These days, London feels unusually quiet.
I have been walking a lot since I arrived, mainly because I like to give some tasks to my body so that my mind doesn't take over my whole being, which apparently doesn't seem to work, given this post.
In my walks I have seen less people, heard less noise and felt a general atmosphere of heavy quietness floating over the streets. It is true that talking through your mask feels a little ridiculous, so that might be the reason why people are quieter than usual, including -thanks god- small talk. If only for this, I am grateful about this silence.
Walking in the streets around the normally busy area of London Bridge with the only soundtrack of my footsteps, sometimes I have met people coming in my direction, and I feel there is a reciprocal quick scan, and little gestures such as turning slightly your face away, in case some little bastard viruses want to jump from my mask to discover the hidden territories of the other person's mask's fabric.

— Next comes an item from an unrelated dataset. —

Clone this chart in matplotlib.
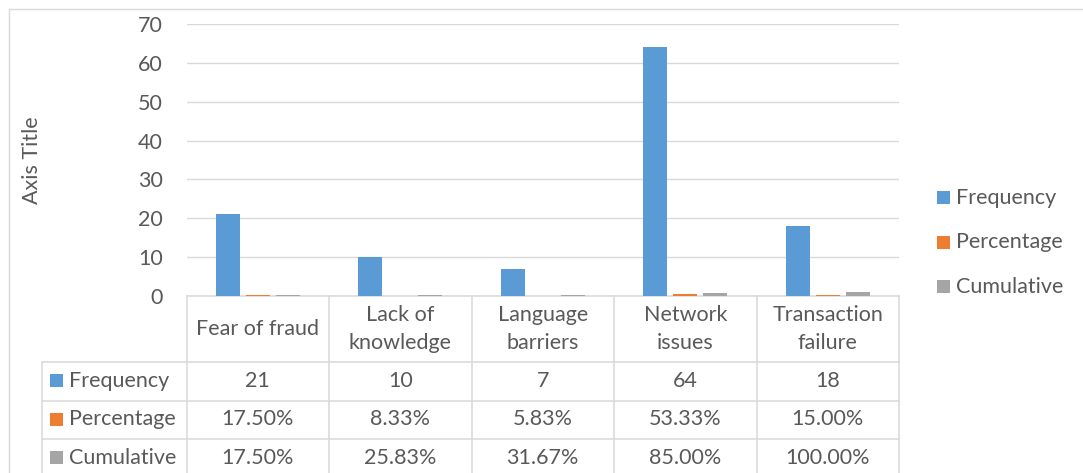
import matplotlib

matplotlib.use("Agg")
import matplotlib.pyplot as plt
from matplotlib.patches import Rectangle
import numpy as np

CATEGORIES = ["Fear of fraud", "Lack of\nknowledge", "Language\nbarriers",
              "Network\nissues", "Transaction\nfailure"]
FREQUENCY = [21, 10, 7, 64, 18]
PERCENTAGE = [0.1750, 0.0833, 0.0583, 0.5333, 0.1500]
CUMULATIVE = [0.1750, 0.2583, 0.3167, 0.8500, 1.0000]
SERIES_NAMES = ["Frequency", "Percentage", "Cumulative"]
Y_TICKS = [0, 10, 20, 30, 40, 50, 60, 70]

COLORS = ["#5B9BD5", "#ED7D31", "#A5A5A5"]
TEXT = "#595959"
LINE = "#D9D9D9"
FONT = "Lato"
FS = 15.5

W, H = 1083, 473
PLOT_L, PLOT_R, PLOT_T, PLOT_B = 186.5, 899.0, 24.0, 296.0
ROW_LINES = [362.0, 401.0, 439.0]
ROW_BOTTOM = 478.0
LABEL_L = 42.0

plt.rcParams["font.family"] = [FONT, "DejaVu Sans"]

fig = plt.figure(figsize=(W / 100, H / 100), dpi=100)
fig.patch.set_facecolor("white")

# chart area in pixel coordinates for table, legend and border
over = fig.add_axes([0, 0, 1, 1], zorder=0)
over.set_xlim(0, W)
over.set_ylim(H, 0)
over.axis("off")

ax = fig.add_axes(
    [PLOT_L / W, 1 - PLOT_B / H, (PLOT_R - PLOT_L) / W, (PLOT_B - PLOT_T) / H],
    zorder=2,
)
ax.patch.set_alpha(0)

x = np.arange(len(CATEGORIES))
offsets = [-0.2105, 0.0, 0.2105]
for values, name, color, off in zip(
    (FREQUENCY, PERCENTAGE, CUMULATIVE), SERIES_NAMES, COLORS, offsets
):
    ax.bar(x + off, values, width=0.166, color=color, label=name, zorder=3)

ax.set_xlim(-0.5, len(CATEGORIES) - 0.5)
ax.set_ylim(0, 70)
ax.set_yticks(Y_TICKS)
ax.set_xticks([])
ax.yaxis.grid(True, color=LINE, linewidth=1.0)
ax.set_axisbelow(True)
for side in ("top", "right", "left"):
    ax.spines[side].set_visible(False)
ax.spines["bottom"].set_color(LINE)
ax.spines["bottom"].set_linewidth(1.1)
ax.tick_params(axis="y", length=0, pad=17, labelsize=FS, labelcolor=TEXT)
ax.set_ylabel("Axis Title", fontsize=FS, color=TEXT)
ax.yaxis.set_label_coords(-(PLOT_L - 42) / (PLOT_R - PLOT_L), 0.5)

# chart border
over.add_patch(Rectangle((9.3, 9.3), W, H, fill=False, edgecolor=LINE, linewidth=1.0))

# data table
col_w = (PLOT_R - PLOT_L) / len(CATEGORIES)
bounds = [PLOT_L + i * col_w for i in range(len(CATEGORIES) + 1)]
for b in bounds:
    over.plot([b, b], [PLOT_B, ROW_BOTTOM], color=LINE, lw=1.1)
over.plot([LABEL_L, LABEL_L], [ROW_LINES[0], ROW_BOTTOM], color=LINE, lw=1.1)
for y in ROW_LINES:
    over.plot([LABEL_L, PLOT_R], [y, y], color=LINE, lw=1.1)

header_mid = (PLOT_B + ROW_LINES[0]) / 2
for i, cat in enumerate(CATEGORIES):
    over.text((bounds[i] + bounds[i + 1]) / 2, header_mid, cat, ha="center",
              va="center", fontsize=FS, color=TEXT, linespacing=1.5)

row_tops = ROW_LINES
row_bots = ROW_LINES[1:] + [ROW_BOTTOM]
cells = [
    [f"{v:d}" for v in FREQUENCY],
    [f"{v * 100:.2f}%" for v in PERCENTAGE],
    [f"{v * 100:.2f}%" for v in CUMULATIVE],
]
for r, (name, color, row) in enumerate(zip(SERIES_NAMES, COLORS, cells)):
    mid = (row_tops[r] + row_bots[r]) / 2 - 1
    over.add_patch(Rectangle((50, mid - 6.5), 13, 13, color=color, lw=0))
    over.text(69, mid, name, ha="left", va="center", fontsize=FS, color=TEXT)
    for i, txt in enumerate(row):
        over.text((bounds[i] + bounds[i + 1]) / 2, mid, txt, ha="center",
                  va="center", fontsize=FS, color=TEXT)

# legend
for k, (name, color) in enumerate(zip(SERIES_NAMES, COLORS)):
    ly = 197.5 + k * 44.7
    over.add_patch(Rectangle((937, ly - 6.5), 13, 13, color=color, lw=0))
    over.text(956, ly, name, ha="left", va="center", fontsize=FS, color=TEXT)

fig.savefig("out.png", dpi=100, facecolor="white")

In any case, when you cross paths with a person, sometimes two, I surprise myself thinking "Are they from the same household?". Everything is weird. Weird is the new normality, because we accept it.
Some people are wearing the mask on the streets, I don't do it and at the moment I don't feel the pressure of having to. Where I do feel pressured is when entering and leaving places: I have been constantly invited to put sanitiser in my hands every time I enter or leave a place, which for whatever reason reminds me at a scene from The Marx Brother's "A day at the races".
Maybe we will end up having a sort of points card or "passport", with a stamp every time we check in by a sanitiser, until the skin of our hands disappears and we have only bones left.
These are the things I think about when I am walking in silence: noticing the changes, creating stories, seeing how hyperbolic everything is, and using these aspects to ignite my imagination. Maybe I think like this because I haven't been here during the darkest hours. Coming from pristine Arctic lands, we have been able to keep a fairly normal normality.
This heavy quietness allows me the space to consider these ideas, play with my thoughts in this way, receive and contemplate everything around me from the vantage point of my brand new eyes.
I haven't lived the whole process of the covid, the lockdown and the new normality: I just found it from scratch at Heathrow arrival few days ago. I am still quite overwhelmed about the changes around me, not to mention the ones inside I still need to deal with. And I am still coming into terms with all of them. I feel the changes, the new processes, the new indications and rules, the new atmosphere, the silence...
Or maybe there is more silence only because it is Summer in London, and I need to do more walking.